Aliko Dangote raises alarm over oil price hikes endangering African aviation and farming sectors
Africa’s richest man, Aliko Dangote, has warned that surging oil prices linked to tensions around the Strait of Hormuz could severely disrupt key sectors across the continent, including aviation and agriculture.
Speaking at the Semafor World Economy Summit, Dangote said the volatility in global oil markets is already placing African airlines under acute financial pressure.
“The majority of African airlines won’t be able to survive,” he said, pointing to sharp intraday price swings of up to $10 per barrel, which he described as unprecedented.
The warning comes as Nigerian carriers consider suspending operations in response to rising aviation fuel costs, underscoring the fragility of the continent’s aviation sector, which is heavily reliant on imported fuel and vulnerable to currency fluctuations.

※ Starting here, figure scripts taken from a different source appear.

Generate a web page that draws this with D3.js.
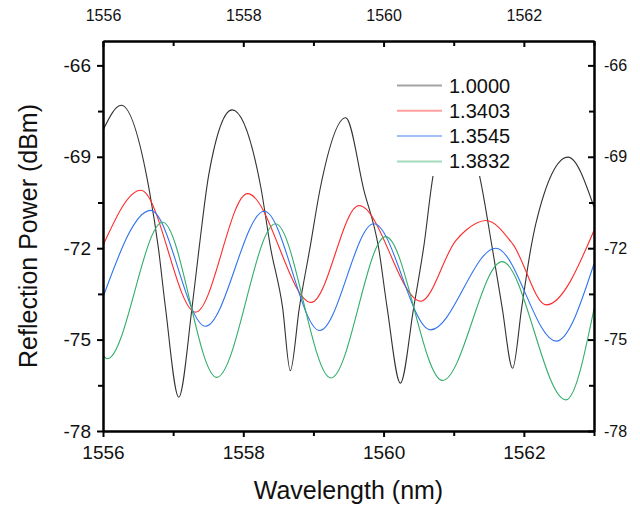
<!DOCTYPE html>
<html>
<head>
<meta charset="utf-8">
<script src="https://cdn.jsdelivr.net/npm/d3@7"></script>
<style>
  body { margin: 0; background: #fff; }
  svg { font-family: "Liberation Sans", Arial, sans-serif; }
  .axis path, .axis line { stroke: #000; stroke-width: 2; }
  .axis text { fill: #111; }
</style>
</head>
<body>
<div id="graphic"></div>
<script>
// series: [wavelength nm, reflection power dBm]
var seriesNames = ['1.0000', '1.3403', '1.3545', '1.3832'];
var seriesColours = ['#333333', '#ff2a2a', '#2f72f0', '#33ad6a'];

var n10000 = [
	[1556.00, -68.13], [1556.26, -67.31], [1556.66, -70.1], [1556.79, -72.0], [1556.89, -73.94],
	[1557.08, -76.89], [1557.27, -73.94], [1557.37, -72.0], [1557.51, -69.56], [1557.84, -67.46],
	[1558.25, -70.0], [1558.39, -72.0], [1558.56, -73.94], [1558.67, -76.02], [1558.80, -73.94],
	[1558.95, -72.0], [1559.10, -70.0], [1559.46, -67.72], [1559.72, -70.1], [1559.93, -72.0],
	[1560.05, -73.94], [1560.24, -76.43], [1560.43, -73.94], [1560.57, -72.0], [1560.73, -69.34],
	[1561.04, -68.0], [1561.34, -69.34], [1561.55, -72.0], [1561.69, -73.94], [1561.84, -75.94],
	[1561.97, -73.94], [1562.10, -72.0], [1562.17, -71.2], [1562.63, -69.01], [1563.00, -70.65]
];
var n13403 = [
	[1556.00, -71.91], [1556.54, -70.10], [1557.32, -74.10], [1558.06, -70.21],
	[1558.97, -73.78], [1559.65, -70.60], [1560.53, -73.74], [1561.03, -71.75],
	[1561.17, -71.42], [1561.46, -71.09], [1561.84, -71.86], [1562.32, -73.86],
	[1563.00, -71.42]
];
var n13545 = [
	[1556.00, -73.61], [1556.68, -70.76], [1557.46, -74.56], [1558.30, -70.79],
	[1559.09, -74.70], [1559.86, -71.20], [1560.67, -74.68], [1561.60, -72.0],
	[1562.46, -75.05], [1563.00, -72.51]
];
var n13832 = [
	[1556.00, -75.52], [1556.06, -75.63], [1556.85, -71.15], [1557.62, -76.24],
	[1558.46, -71.20], [1559.25, -76.26], [1560.03, -71.62], [1560.84, -76.34],
	[1561.69, -72.44], [1562.60, -76.98], [1563.00, -73.99]
];
var allSeries = [n10000, n13403, n13545, n13832];

var xMajor = [1556, 1558, 1560, 1562];
var xMinor = [1557, 1559, 1561, 1563];
var yMajor = [-66, -69, -72, -75, -78];
var yMinor = [-67.5, -70.5, -73.5, -76.5];

var width = 640, height = 506;
var margin = { top: 41, right: 46, bottom: 75, left: 103 };
var chart_width = width - margin.left - margin.right;
var chart_height = height - margin.top - margin.bottom;

var svg = d3.select('#graphic')
	.append('svg')
	.attr('width', width)
	.attr('height', height)
	.append('g')
	.attr('transform', 'translate(' + margin.left + ',' + margin.top + ')');

var x = d3.scaleLinear().domain([1556, 1563]).range([0, chart_width]);
var y = d3.scaleLinear().domain([-78, -65.2]).range([chart_height, 0]);

svg.append('clipPath').attr('id', 'clip')
	.append('rect').attr('width', chart_width).attr('height', chart_height);

var line = d3.line()
	.x((d) => x(d[0]))
	.y((d) => y(d[1]))
	.curve(d3.curveMonotoneX);

svg.append('g').attr('clip-path', 'url(#clip)')
	.selectAll('path')
	.data(allSeries)
	.join('path')
	.attr('fill', 'none')
	.attr('stroke', (d, i) => seriesColours[i])
	.attr('stroke-width', 1.1)
	.attr('d', line);

// legend (white box hides lines under it)
var legend = svg.append('g').attr('transform', 'translate(' + (392 - margin.left) + ',' + (68 - margin.top) + ')');
legend.append('rect').attr('width', 142).attr('height', 108).attr('fill', '#fff');
seriesNames.forEach(function (name, i) {
	var ly = 17.5 + i * 25.3;
	legend.append('line')
		.attr('x1', 5).attr('x2', 50)
		.attr('y1', ly).attr('y2', ly)
		.attr('stroke', seriesColours[i])
		.attr('stroke-opacity', 0.45)
		.attr('stroke-width', 2);
	legend.append('text')
		.attr('x', 57).attr('y', ly + 7)
		.attr('font-size', 20)
		.attr('fill', '#111')
		.text(name);
});

// axes
function styleAxis(g, size) {
	g.attr('class', 'axis').selectAll('text').attr('font-size', size);
}

svg.append('g').attr('transform', 'translate(0,' + chart_height + ')')
	.call(d3.axisBottom(x).tickValues(xMajor).tickFormat(d3.format('d')).tickSize(6).tickSizeOuter(0).tickPadding(8.5))
	.call(styleAxis, 19);
svg.append('g').attr('transform', 'translate(0,' + chart_height + ')')
	.call(d3.axisBottom(x).tickValues(xMinor).tickFormat('').tickSize(5).tickSizeOuter(0))
	.call(styleAxis, 19);

svg.append('g')
	.call(d3.axisTop(x).tickValues(xMajor).tickFormat(d3.format('d')).tickSize(-6).tickSizeOuter(0).tickPadding(20))
	.call(styleAxis, 16);
svg.append('g')
	.call(d3.axisTop(x).tickValues(xMinor).tickFormat('').tickSize(-5).tickSizeOuter(0))
	.call(styleAxis, 16);

svg.append('g')
	.call(d3.axisLeft(y).tickValues(yMajor).tickFormat(d3.format('d')).tickSize(6).tickSizeOuter(0).tickPadding(6))
	.call(styleAxis, 19);
svg.append('g')
	.call(d3.axisLeft(y).tickValues(yMinor).tickFormat('').tickSize(5).tickSizeOuter(0))
	.call(styleAxis, 19);

svg.append('g').attr('transform', 'translate(' + chart_width + ',0)')
	.call(d3.axisRight(y).tickValues(yMajor).tickFormat(d3.format('d')).tickSize(-6).tickSizeOuter(0).tickPadding(10))
	.call(styleAxis, 16);
svg.append('g').attr('transform', 'translate(' + chart_width + ',0)')
	.call(d3.axisRight(y).tickValues(yMinor).tickFormat('').tickSize(-5).tickSizeOuter(0))
	.call(styleAxis, 16);

// minus signs as plain hyphens like the original
svg.selectAll('.axis text').text(function () { return this.textContent.replace('−', '-'); });

// axis titles
svg.append('text')
	.attr('x', chart_width / 2)
	.attr('y', chart_height + 68)
	.attr('text-anchor', 'middle')
	.attr('font-size', 25)
	.attr('fill', '#111')
	.text('Wavelength (nm)');

svg.append('text')
	.attr('transform', 'translate(' + (37 - margin.left) + ',' + chart_height / 2 + ') rotate(-90)')
	.attr('text-anchor', 'middle')
	.attr('font-size', 25)
	.attr('fill', '#111')
	.text('Reflection Power (dBm)');
</script>
</body>
</html>
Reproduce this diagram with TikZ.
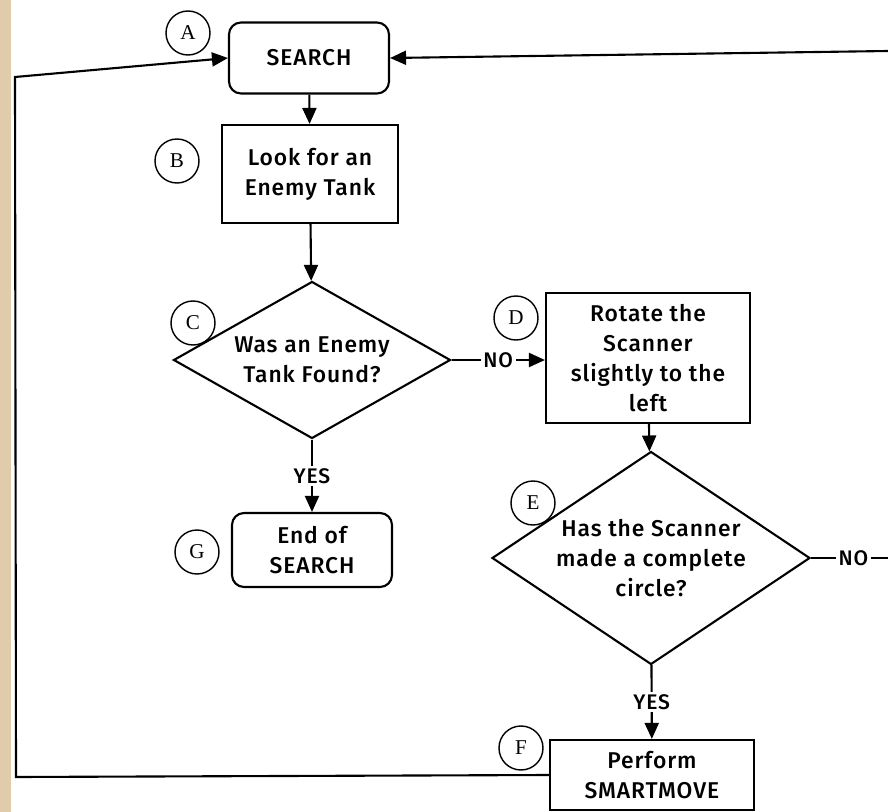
\documentclass[tikz,border=0pt]{standalone}
\usepackage{fontspec}
\newfontfamily\chartfont{Fira Sans}[UprightFont=* Medium, LetterSpace=4]
\newfontfamily\tagfont{Liberation Serif}
\usetikzlibrary{shapes.geometric, arrows.meta, positioning}
\definecolor{scanedge}{RGB}{224,204,170}
\tikzset{
	chartbox/.style={draw, rectangle, line width=1.2pt, align=center, inner sep=0pt,
		font=\chartfont\fontsize{13}{17}\selectfont}
}
\tikzset{
	termbox/.style={chartbox, rounded corners=2.4mm},
	askbox/.style={chartbox, diamond, aspect=1.6},
	tagmark/.style={draw, circle, line width=0.8pt, minimum size=8.8mm, inner sep=0pt,
		font=\tagfont\fontsize{12}{12}\selectfont},
	flow/.style={line width=1.2pt, -{Triangle[length=3.2mm,width=2.8mm]}},
	flowlabel/.style={fill=white, inner sep=1.5pt, font=\chartfont\fontsize{12}{12}\selectfont}
}

\begin{document}
\begin{tikzpicture}[x=0.2mm, y=-0.2mm]
  \useasboundingbox (0,0) rectangle (888,812);
  % scanned page edge
  \fill[scanedge] (0,0) rectangle (11,812);
  % steps
  \node[termbox, minimum width=32mm, minimum height=14.2mm] (search) at (309,58) {SEARCH};
  \node[chartbox, minimum width=35.2mm, minimum height=19.6mm] (look) at (310,174) {Look for an\\Enemy Tank};
  \node[askbox, minimum width=55.4mm, minimum height=31.4mm] (found) at (312,360) {Was an Enemy\\Tank Found?};
  \node[chartbox, minimum width=40.8mm, minimum height=26mm] (rotate) at (648,358) {Rotate the\\Scanner\\slightly to the\\left};
  \node[askbox, minimum width=63.6mm, minimum height=42.6mm] (circle) at (651,558) {Has the Scanner\\made a complete\\circle?};
  \node[termbox, minimum width=32mm, minimum height=14.8mm] (endsearch) at (312,550) {End of\\SEARCH};
  \node[chartbox, minimum width=40.8mm, minimum height=14mm] (smart) at (652,775) {Perform\\SMARTMOVE};
  % step letters
  \node[tagmark] (tagA) at (188,33) {A};
  \node[tagmark] (tagB) at (177,161) {B};
  \node[tagmark] (tagC) at (193,323) {C};
  \node[tagmark] (tagD) at (516,318) {D};
  \node[tagmark] (tagE) at (533,503) {E};
  \node[tagmark] (tagF) at (521,748) {F};
  \node[tagmark] (tagG) at (197,552) {G};
  % flow
  \draw[flow] (search) -- (look);
  \draw[flow] (look) -- (found);
  \draw[flow] (found) -- node[flowlabel] {NO} (found -| rotate.west);
  \draw[flow] (rotate) -- (circle);
  \draw[flow] (found) -- node[flowlabel] {YES} (endsearch);
  \draw[flow] (circle) -- node[flowlabel] {YES} (smart);
  \coordinate (noexit) at (888,558);
  \draw[line width=1.2pt] (circle.east) -- node[flowlabel, pos=0.55] {NO} (noexit);
  % loops back to search
  \coordinate (loopin) at (888,51);
  \draw[flow] (loopin) -- (search.east);
  \coordinate (loopbl) at (16,777);
  \coordinate (looptl) at (15,77);
  \draw[flow] (smart.west) -- (loopbl) -- (looptl) -- (search.west);
\end{tikzpicture}
\end{document}
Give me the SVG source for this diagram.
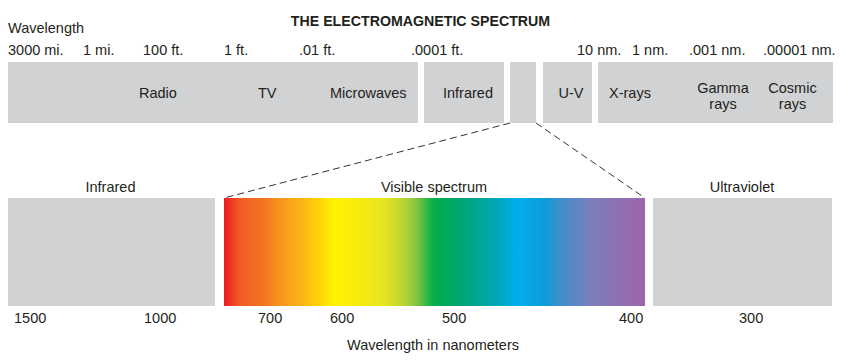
<svg xmlns="http://www.w3.org/2000/svg" width="852" height="362" viewBox="0 0 852 362">
<defs>
<style>
text{font-family:"Liberation Sans",Arial,sans-serif;font-size:14.5px;fill:#231f20}
.t{font-weight:bold;font-size:14.2px}
.m{text-anchor:middle}
.box{fill:#d1d2d4}
.dash{stroke:#333;stroke-width:1;stroke-dasharray:7,4;fill:none}
</style>
<linearGradient id="vis" x1="224" y1="0" x2="645" y2="0" gradientUnits="userSpaceOnUse">
<stop offset="0" stop-color="#ed1c24"/>
<stop offset="0.038" stop-color="#f15a24"/>
<stop offset="0.09" stop-color="#f37321"/>
<stop offset="0.133" stop-color="#f7941d"/>
<stop offset="0.18" stop-color="#fbb317"/>
<stop offset="0.223" stop-color="#fdd008"/>
<stop offset="0.26" stop-color="#fff200"/>
<stop offset="0.33" stop-color="#f6eb12"/>
<stop offset="0.385" stop-color="#e3e322"/>
<stop offset="0.43" stop-color="#b5d334"/>
<stop offset="0.46" stop-color="#7fc342"/>
<stop offset="0.494" stop-color="#0db14b"/>
<stop offset="0.513" stop-color="#00aa50"/>
<stop offset="0.584" stop-color="#00a583"/>
<stop offset="0.644" stop-color="#00a7b5"/>
<stop offset="0.698" stop-color="#00aeef"/>
<stop offset="0.762" stop-color="#0d9bdb"/>
<stop offset="0.798" stop-color="#3f8fca"/>
<stop offset="0.869" stop-color="#7b7fbb"/>
<stop offset="1" stop-color="#a064a9"/>
</linearGradient>
</defs>

<text class="t m" x="420.5" y="26">THE ELECTROMAGNETIC SPECTRUM</text>
<text x="8" y="33">Wavelength</text>

<g id="scale-top">
<text x="8" y="55">3000 mi.</text>
<text x="83" y="55">1 mi.</text>
<text x="143" y="55">100 ft.</text>
<text x="224" y="55">1 ft.</text>
<text x="299" y="55">.01 ft.</text>
<text x="411" y="55">.0001 ft.</text>
<text x="577" y="55">10 nm.</text>
<text x="632" y="55">1 nm.</text>
<text x="689" y="55">.001 nm.</text>
<text x="763" y="55">.00001 nm.</text>
</g>

<g id="radio-tv-micro">
<rect class="box" x="8" y="62" width="410" height="61"/>
<text x="139" y="98">Radio</text>
<text x="258" y="98">TV</text>
<text x="330" y="98">Microwaves</text>
</g>
<g id="infrared-top">
<rect class="box" x="424" y="62" width="80" height="61"/>
<text class="m" x="468" y="98">Infrared</text>
</g>
<g id="visible-top">
<rect class="box" x="510" y="62" width="26" height="61"/>
</g>
<g id="uv-top">
<rect class="box" x="543" y="62" width="49" height="61"/>
<text class="m" x="571" y="98">U-V</text>
</g>
<g id="xray-gamma-cosmic">
<rect class="box" x="598" y="62" width="235" height="61"/>
<text x="609" y="98">X-rays</text>
<text class="m" x="723" y="93">Gamma</text>
<text class="m" x="723" y="109">rays</text>
<text class="m" x="792.5" y="93">Cosmic</text>
<text class="m" x="792.5" y="109">rays</text>
</g>

<g id="connectors">
<line class="dash" x1="510" y1="123" x2="224" y2="198"/>
<line class="dash" x1="536" y1="123" x2="645" y2="198"/>
</g>

<g id="infrared-bottom">
<text class="m" x="110.5" y="192">Infrared</text>
<rect class="box" x="8" y="198" width="207" height="108"/>
</g>
<g id="visible-bottom">
<text class="m" x="434" y="192">Visible spectrum</text>
<rect x="224" y="198" width="421" height="108" fill="url(#vis)"/>
</g>
<g id="uv-bottom">
<text class="m" x="742" y="192">Ultraviolet</text>
<rect class="box" x="653" y="198" width="179" height="108"/>
</g>

<g id="scale-bottom">
<text x="14" y="323">1500</text>
<text x="144" y="323">1000</text>
<text x="258" y="323">700</text>
<text x="330" y="323">600</text>
<text x="442" y="323">500</text>
<text x="619" y="323">400</text>
<text x="739" y="323">300</text>
<text class="m" x="433" y="350">Wavelength in nanometers</text>
</g>
</svg>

Dangote also highlighted a parallel crisis in agriculture, driven by a steep rise in fertiliser prices. He noted that fertiliser costs have more than doubled in recent months, climbing from about $400 to $850 per tonne. This increase, he said, threatens to disrupt the upcoming planting season unless governments intervene. “This farming season the governments have to actually give subsidies,” he said.
The combined impact of higher fuel and fertiliser costs risks feeding into broader inflationary pressures, particularly in food prices, across African economies that are already grappling with supply chain constraints.
Dangote suggested that a diplomatic breakthrough between the United States and Iran could stabilise oil markets, but cautioned that even in a best-case scenario, normalisation would take several months due to lingering supply chain disruptions.
Separately, Letsetja Kganyago, governor of the South African Reserve Bank, signalled a more proactive monetary policy stance in response to the unfolding crisis. Breaking from the cautious approach adopted by major central banks such as the Federal Reserve, European Central Bank, and Bank of England, Kganyago said policymakers cannot afford to wait for inflationary pressures to fully materialise.
“It is important to anticipate any evidence” of second-round inflation effects, he said, warning that delaying action could allow price shocks to spread into wages and broader economic activity.
Kganyago described the current inflation environment as a “sequence of shocks”, with fuel prices affecting transport and logistics, and fertiliser costs influencing agricultural output. He stressed that beyond pricing, access to these inputs remains a critical concern.
The central bank has already held interest rates steady in recent months, signalling a hawkish stance and delaying expectations of rate cuts. It outlined scenarios in which prolonged conflict could keep oil prices near or above $100 per barrel and weaken the rand, potentially necessitating interest rate increases later this year.
With Africa’s economies exposed to both energy and agricultural shocks, policymakers face mounting pressure to contain inflation while supporting growth in an increasingly uncertain global environment.